### Given request
Out of the lines below, please list those that hold the string "this".

### Material for the task
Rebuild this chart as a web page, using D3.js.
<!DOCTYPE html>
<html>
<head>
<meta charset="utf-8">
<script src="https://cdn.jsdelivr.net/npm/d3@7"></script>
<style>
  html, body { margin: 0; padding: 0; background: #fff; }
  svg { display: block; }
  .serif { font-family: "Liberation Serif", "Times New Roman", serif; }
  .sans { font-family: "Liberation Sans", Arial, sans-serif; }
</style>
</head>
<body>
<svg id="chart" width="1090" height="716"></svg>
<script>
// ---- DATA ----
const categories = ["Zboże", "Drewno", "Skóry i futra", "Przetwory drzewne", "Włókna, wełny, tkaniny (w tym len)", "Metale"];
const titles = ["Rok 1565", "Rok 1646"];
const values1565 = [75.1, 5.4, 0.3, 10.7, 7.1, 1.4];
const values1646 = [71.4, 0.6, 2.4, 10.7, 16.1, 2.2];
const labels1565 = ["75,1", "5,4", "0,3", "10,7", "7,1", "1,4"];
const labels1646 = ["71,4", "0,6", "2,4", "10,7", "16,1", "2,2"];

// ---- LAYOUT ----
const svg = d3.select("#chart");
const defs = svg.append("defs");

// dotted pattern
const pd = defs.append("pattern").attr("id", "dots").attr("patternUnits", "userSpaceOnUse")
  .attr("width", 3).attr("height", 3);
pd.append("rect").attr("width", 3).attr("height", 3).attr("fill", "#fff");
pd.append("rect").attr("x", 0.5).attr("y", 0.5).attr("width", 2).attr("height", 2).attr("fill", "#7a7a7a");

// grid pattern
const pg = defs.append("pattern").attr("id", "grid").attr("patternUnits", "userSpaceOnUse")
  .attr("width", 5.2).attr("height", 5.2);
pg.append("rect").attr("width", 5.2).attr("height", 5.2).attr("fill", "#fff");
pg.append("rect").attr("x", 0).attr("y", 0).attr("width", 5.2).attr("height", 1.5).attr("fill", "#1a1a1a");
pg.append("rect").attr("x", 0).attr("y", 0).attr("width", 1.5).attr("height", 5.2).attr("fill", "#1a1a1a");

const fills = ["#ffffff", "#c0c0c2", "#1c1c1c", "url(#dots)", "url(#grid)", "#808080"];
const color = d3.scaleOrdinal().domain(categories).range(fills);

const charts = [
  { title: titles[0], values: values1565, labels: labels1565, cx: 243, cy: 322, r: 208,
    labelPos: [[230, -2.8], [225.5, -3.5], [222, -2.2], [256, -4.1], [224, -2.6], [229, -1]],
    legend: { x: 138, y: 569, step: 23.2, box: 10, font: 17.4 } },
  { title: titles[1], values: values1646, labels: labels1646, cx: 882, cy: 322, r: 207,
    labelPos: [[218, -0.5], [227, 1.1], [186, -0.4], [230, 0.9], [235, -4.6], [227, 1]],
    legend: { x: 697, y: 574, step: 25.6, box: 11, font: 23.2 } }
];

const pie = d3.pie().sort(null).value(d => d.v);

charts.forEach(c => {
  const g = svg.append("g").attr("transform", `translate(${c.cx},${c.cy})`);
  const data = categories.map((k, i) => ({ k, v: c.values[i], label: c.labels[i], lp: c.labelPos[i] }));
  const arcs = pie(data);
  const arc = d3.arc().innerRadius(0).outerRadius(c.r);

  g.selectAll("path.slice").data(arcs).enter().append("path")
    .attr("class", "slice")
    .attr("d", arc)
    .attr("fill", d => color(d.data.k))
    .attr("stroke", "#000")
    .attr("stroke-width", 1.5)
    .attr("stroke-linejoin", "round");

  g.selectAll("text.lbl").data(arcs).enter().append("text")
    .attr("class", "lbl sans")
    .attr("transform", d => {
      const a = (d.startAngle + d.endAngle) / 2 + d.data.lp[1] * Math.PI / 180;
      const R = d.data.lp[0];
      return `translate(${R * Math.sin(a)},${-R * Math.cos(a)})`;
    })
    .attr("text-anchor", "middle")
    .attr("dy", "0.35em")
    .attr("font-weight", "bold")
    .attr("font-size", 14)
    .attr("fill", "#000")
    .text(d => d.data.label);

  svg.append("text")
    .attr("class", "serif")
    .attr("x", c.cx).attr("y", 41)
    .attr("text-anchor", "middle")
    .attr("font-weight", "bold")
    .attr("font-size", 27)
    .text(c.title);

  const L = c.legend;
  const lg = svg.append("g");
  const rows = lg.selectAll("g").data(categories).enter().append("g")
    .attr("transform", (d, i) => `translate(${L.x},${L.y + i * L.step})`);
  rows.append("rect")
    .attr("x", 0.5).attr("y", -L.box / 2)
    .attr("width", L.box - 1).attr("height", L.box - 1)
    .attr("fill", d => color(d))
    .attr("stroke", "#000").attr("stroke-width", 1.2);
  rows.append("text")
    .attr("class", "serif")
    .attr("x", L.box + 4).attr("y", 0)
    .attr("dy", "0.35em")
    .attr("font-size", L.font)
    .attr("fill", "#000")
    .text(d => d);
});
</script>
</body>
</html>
--
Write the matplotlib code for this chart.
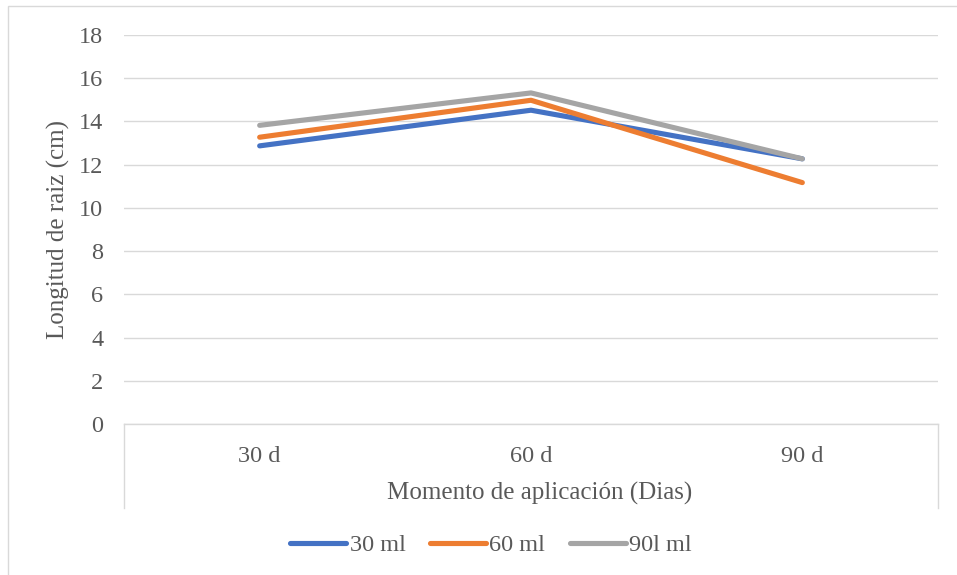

### Worked answer
Rebuild this chart as a web page, using D3.js.
Write the matplotlib code for this chart.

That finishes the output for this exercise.